2) Know your work pattern, and try to match it with your supervisor’s. I knew that I wanted a relatively hands-on supervisor who would read and comment on my draft work, could meet regularly, and would allow me to talk through some of my ideas while they were in process. One of my good friends, in contrast, wanted a hands-off supervisor who would allow her to submit completed chapters only, with little contact (pressure! she said) in between. These are two extremes, but they illustrate my point: figure out how you work, what you’d like or need in terms of a supervisor, and choose one who will complement and enhance your own work patterns. This can make a huge difference in terms of how you progress through the program.

3) Do your homework. Set up a meeting to talk to your potential supervisor about how they work, your own project, and if they would be interested in pursuing a supervisorial relationship. Did the meeting go well? Great! Do more follow-up. Ask around. Talk to other students that professor has had: Will s/he read and comment on your work in a reasonably, timely fashion? Does the student feel energized/encouraged by working with him/her? Does the supervisor have a good record of showing students through to completion? Of students who have found good jobs (in or outside academia, whatever your preference might be)? Take the time to ask former students and current ones about their supervisorial relationships, and then take more time to think about it. No need to rush the process, just do it thoroughly.

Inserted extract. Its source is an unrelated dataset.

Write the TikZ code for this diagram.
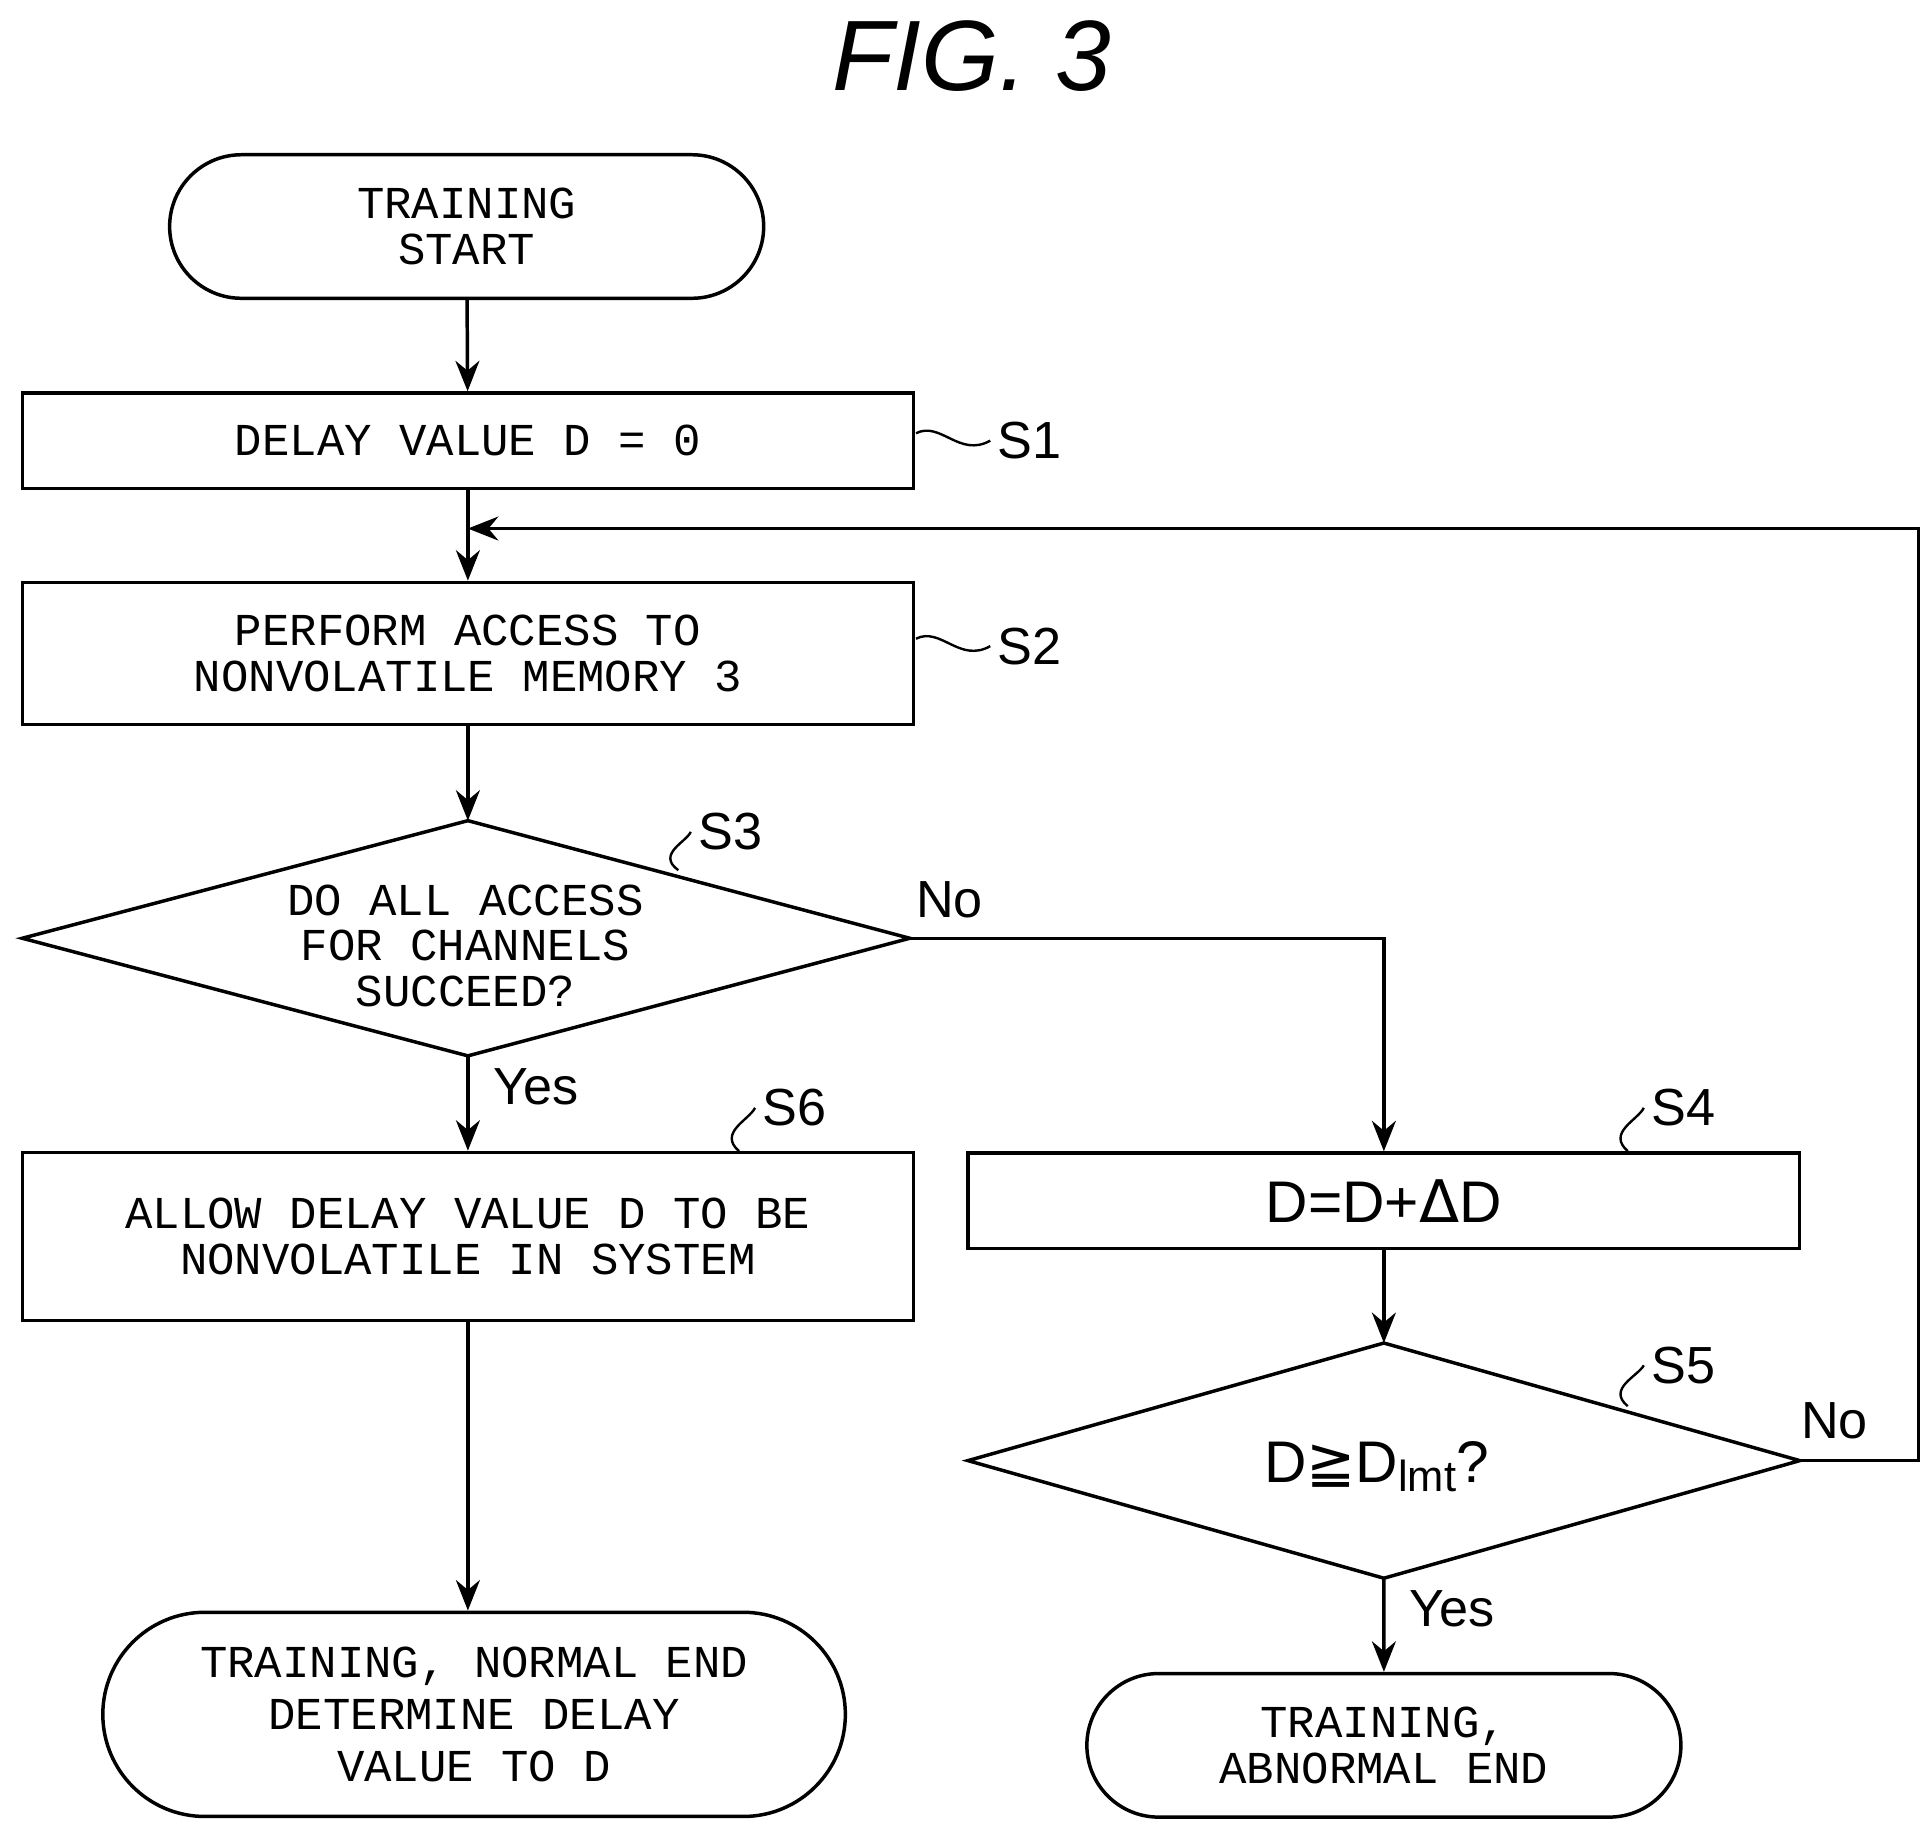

4) Try to find an advocate. The very best supervisors are those who are not only committed to your work and project but who also will have your back as you navigate the complicated and onerous bureaucracy of the university. I’ve been lucky to have a supervisor who has at least on two occasion written letters or attended meetings in order to represent my interests. You might not think this is important, but when you run up against what can be a dehumanizing and rigid system, you will be inestimably grateful that your supervisor can help you pierce through it.